Posted: 31 Jul 2010 11:01AM GMT
Classification: Death
1960 0702 San Mateo Times
Injuries Open Glorious Fourth
... Jess Ezelle Jr., 205 South Ashton street Millbrae, suffered "serious" injuries to his hand when he picked up a lighted cherry bomb that someone had thrown into his lap at about 10:30 p.m. The firecracker exploded before he could get rid of it, he told police.
Officers said the boy's hand was badly burned and lacerated. Hospital attendants today said the boy's condition is satisfactory, but that it is soon to tell if serious permanent injury has been done.

2005 /SF Chronicle, San Francisco, CA
Gone but not forgotten -- shrine to Jesse on 24th Street / Noe Valley friends want memorial to late homeless man
October 12, 2005 | By Julian Guthrie, Chronicle Staff Writer

The flowers, candles and notes have been removed.
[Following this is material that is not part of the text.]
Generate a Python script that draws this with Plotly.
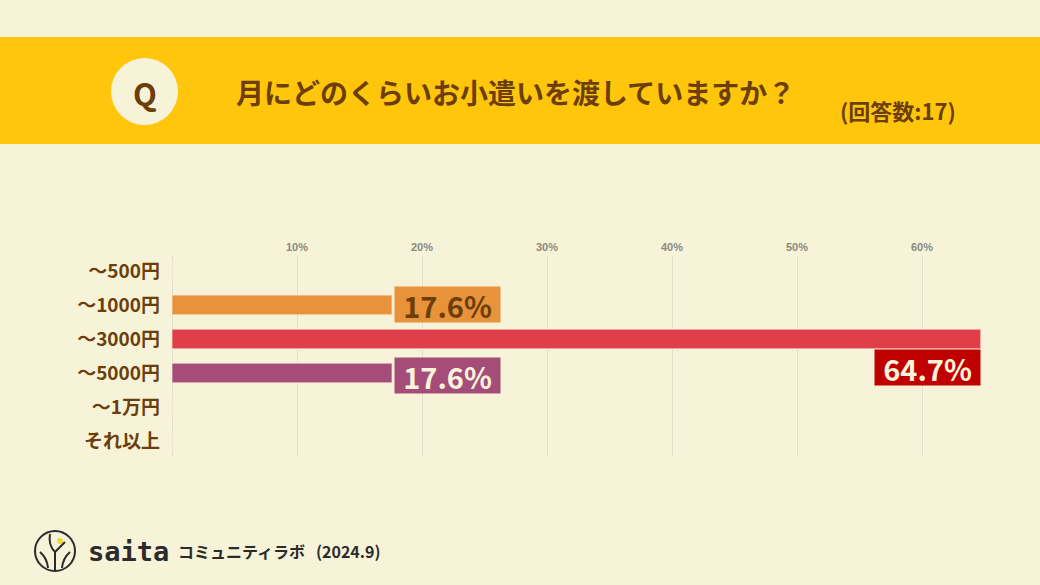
import plotly.graph_objects as go

categories = ["～500円", "～1000円", "～3000円", "～5000円", "～1万円", "それ以上"]
values = [0, 17.6, 64.7, 17.6, 0, 0]
bar_colors = ["#E8923A", "#E8923A", "#E03E48", "#A34D78", "#E8923A", "#E8923A"]
label_bg = {"～1000円": "#E8923A", "～3000円": "#C00000", "～5000円": "#A34D78"}
label_fg = {"～1000円": "#6B3E0A", "～3000円": "#FBF3DC", "～5000円": "#FBF3DC"}
tick_vals = [10, 20, 30, 40, 50, 60]
tick_text = ["10%", "20%", "30%", "40%", "50%", "60%"]
title = "月にどのくらいお小遣いを渡していますか？"
subtitle = "(回答数:17)"

W, H = 1040, 585
L, R, T, B = 172, 1022, 256, 456
BG = "#F7F3D9"
BROWN = "#6B3E0A"
JP = "Noto Sans CJK JP"


def px(x):
    return (x - L) / (R - L)


def py(y):
    return (B - y) / (B - T)


fig = go.Figure()
fig.add_trace(go.Bar(
    x=values, y=categories, orientation="h",
    marker=dict(color=bar_colors, line=dict(color="rgba(255,235,220,0.7)", width=1)),
    width=0.58, hoverinfo="skip",
))

annotations = []
shapes = []

# value labels
yshifts = {"～1000円": 0, "～3000円": -29, "～5000円": -2}
for cat, v in zip(categories, values):
    if v <= 0:
        continue
    txt = f"<b>{v:.1f}%</b>"
    big = v > 50
    annotations.append(dict(x=v, y=cat, xref="x", yref="y", text=txt, showarrow=False,
                            xanchor="right" if big else "left", yanchor="middle",
                            xshift=0 if big else 2, yshift=yshifts[cat],
                            width=103, height=33, bgcolor=label_bg[cat],
                            font=dict(family=JP, size=29, color=label_fg[cat])))

# header band
shapes.append(dict(type="rect", xref="paper", yref="paper", x0=px(0), x1=px(W), y0=py(144), y1=py(37),
                   fillcolor="#FFC60B", line=dict(width=0), layer="below"))
shapes.append(dict(type="circle", xref="paper", yref="paper", x0=px(111), x1=px(178), y0=py(125), y1=py(58),
                   fillcolor=BG, line=dict(width=0)))
annotations.append(dict(x=px(145), y=py(92), xref="paper", yref="paper", text="<b>Q</b>", showarrow=False,
                        xanchor="center", yanchor="middle", font=dict(family=JP, size=31, color=BROWN)))
annotations.append(dict(x=px(234), y=py(92), xref="paper", yref="paper", text="<b>" + title + "</b>",
                        showarrow=False, xanchor="left", yanchor="middle",
                        font=dict(family=JP, size=28, color=BROWN)))
annotations.append(dict(x=px(838), y=py(110), xref="paper", yref="paper", text="<b>" + subtitle + "</b>",
                        showarrow=False, xanchor="left", yanchor="middle",
                        font=dict(family=JP, size=22, color=BROWN)))

# footer logo
shapes.append(dict(type="circle", xref="paper", yref="paper", x0=px(35), x1=px(75), y0=py(571), y1=py(531),
                   fillcolor="rgba(0,0,0,0)", line=dict(color="#2B2B2B", width=2)))
shapes.append(dict(type="circle", xref="paper", yref="paper", x0=px(57), x1=px(63), y0=py(544), y1=py(538),
                   fillcolor="#F2D53C", line=dict(width=0)))
shapes.append(dict(type="path", xref="paper", yref="paper",
                   path=f"M {px(55)},{py(571)} L {px(55)},{py(552)} Q {px(48)},{py(545)} {px(50)},{py(534)}"
                        f" M {px(55)},{py(552)} L {px(65)},{py(542)}"
                        f" M {px(40)},{py(552)} Q {px(47)},{py(558)} {px(48)},{py(568)}"
                        f" M {px(70)},{py(552)} Q {px(63)},{py(558)} {px(62)},{py(568)}",
                   line=dict(color="#2B2B2B", width=2)))
annotations.append(dict(x=px(86), y=py(551), xref="paper", yref="paper", text="<b>saita</b>", showarrow=False,
                        xanchor="left", yanchor="middle",
                        font=dict(family="DejaVu Sans Mono", size=27, color="#2B2B2B")))
annotations.append(dict(x=px(176), y=py(551), xref="paper", yref="paper", text="<b>コミュニティラボ</b>",
                        showarrow=False, xanchor="left", yanchor="middle",
                        font=dict(family=JP, size=16, color="#2B2B2B")))
annotations.append(dict(x=px(314), y=py(551), xref="paper", yref="paper", text="<b>(2024.9)</b>",
                        showarrow=False, xanchor="left", yanchor="middle",
                        font=dict(family=JP, size=16, color="#2B2B2B")))

fig.update_layout(
    width=W, height=H,
    margin=dict(l=L, r=W - R, t=T, b=H - B, pad=0),
    paper_bgcolor=BG, plot_bgcolor=BG,
    showlegend=False,
    xaxis=dict(range=[0, 68], side="top", tickvals=tick_vals,
               ticktext=["<b>" + t + "</b>" for t in tick_text],
               tickfont=dict(family="Liberation Sans", size=11, color="#8A8A80"),
               showgrid=True, gridcolor="#E2DECA", gridwidth=1,
               zeroline=True, zerolinecolor="#E2DECA", zerolinewidth=1,
               showline=False, ticks="", fixedrange=True, ticklabelstandoff=2),
    yaxis=dict(categoryorder="array", categoryarray=categories, range=[5.44, -0.44],
               tickvals=categories, ticktext=["<b>" + c + "</b>" for c in categories],
               tickfont=dict(family=JP, size=19, color=BROWN),
               showgrid=False, zeroline=False, showline=False, ticks="",
               ticklabelstandoff=11, fixedrange=True),
    shapes=shapes,
    annotations=annotations,
)

fig.write_html("out.html")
The memorial service that drew more than 100 people has been held. What remains is a cross above the bench where Jesse Zele used to sit.

But this small man with the sweet smile has not been forgotten. A month after his death, his photos are up in the window of a store where he received his mail. His picture sits on the desk of a real estate broker whose office is across the street from the bench. His Tibetan necklace is cherished by a friend.

To some, he was a homeless man who seemed to live on this bench at 24th Street near Noe. To a small group of residents and shopkeepers, he was something else: smart and interested and forever upbeat. He had ridden motorcycles, traveled to Spain, played the flamenco guitar and could talk about what it was like living in North Beach in the 1960s.

His friends are determined to remember him publicly. Some are trying to put together a Jesse Zele Web site. Others are hoping to get a life-size statue built in Zele's likeness and place it next to the bench.

Harry Aleo, owner of Twin Peaks Properties on 24th Street, sat at his desk earlier this week and looked at a photo of Zele, who was born in Los Angeles on Aug. 21, 1946, and died at St. Luke's Hospital on Sept. 7, 2005. He suffered from complications from lung cancer.

"Everyone thought he was homeless because he spent all of his time on that bench," said Aleo, who was born and raised in Noe Valley and opened his office in 1947. "He'd sit out there in the rain or the cold. He always had a smile. He was just a really likable guy."

Aleo said he knew Zele had lived for some time in a house on Worth Street. The room was offered for free. Before that, he had a room in someone's garage on Diamond Street. He lived off and on under the Army Street bridge.

Aleo picked up a snapshot of Zele, wearing his trademark jaunty black beret. "It's sad," Aleo said. "I look over there, and he's not there any more."

Bill Spivey first met Zele in North Beach in the early 1960s. He knew him as a flamenco guitarist. They reconnected a decade ago in Noe Valley when Spivey saw him on the 24th Street bench.

"There was something about him that made people feel comfortable," said Spivey, who helped organize the Sept. 25 memorial service, held at the Noe Valley Ministry Presbyterian Church.

"We'd spend time talking about our adventures in the old days and how it was in the '60s," Spivey said.

The two went to lunch or dinner every week or so, he said. They were supposed to go to dinner on Aug. 31, but Zele said he was too tired. Spivey took him to the hospital two days later. Spivey wrongly assumed his friend would be out in a matter of days.

After Zele died, Spivey cleared out his room on Worth Street. He tracked down a cousin in South Carolina through an address on a letter found in the room.

He learned that the man who always called himself Jesse Zele had been born Jess Walton Ezelle III. He had two siblings. One died at 18 months of age, and the other reportedly was killed at age 20 in London. His parents are still alive and said to reside in a nursing home in South Carolina.

Not long before he went into the hospital, Zele gave Spivey's wife a cherished Tibetan necklace. He said he simply wanted her to have it.

"It was interesting because the day he died, this memorial just spontaneously went up on the bench," Spivey said. "Now, there's the bench with the cross. And there is this loose-knit group of people connected by Jesse."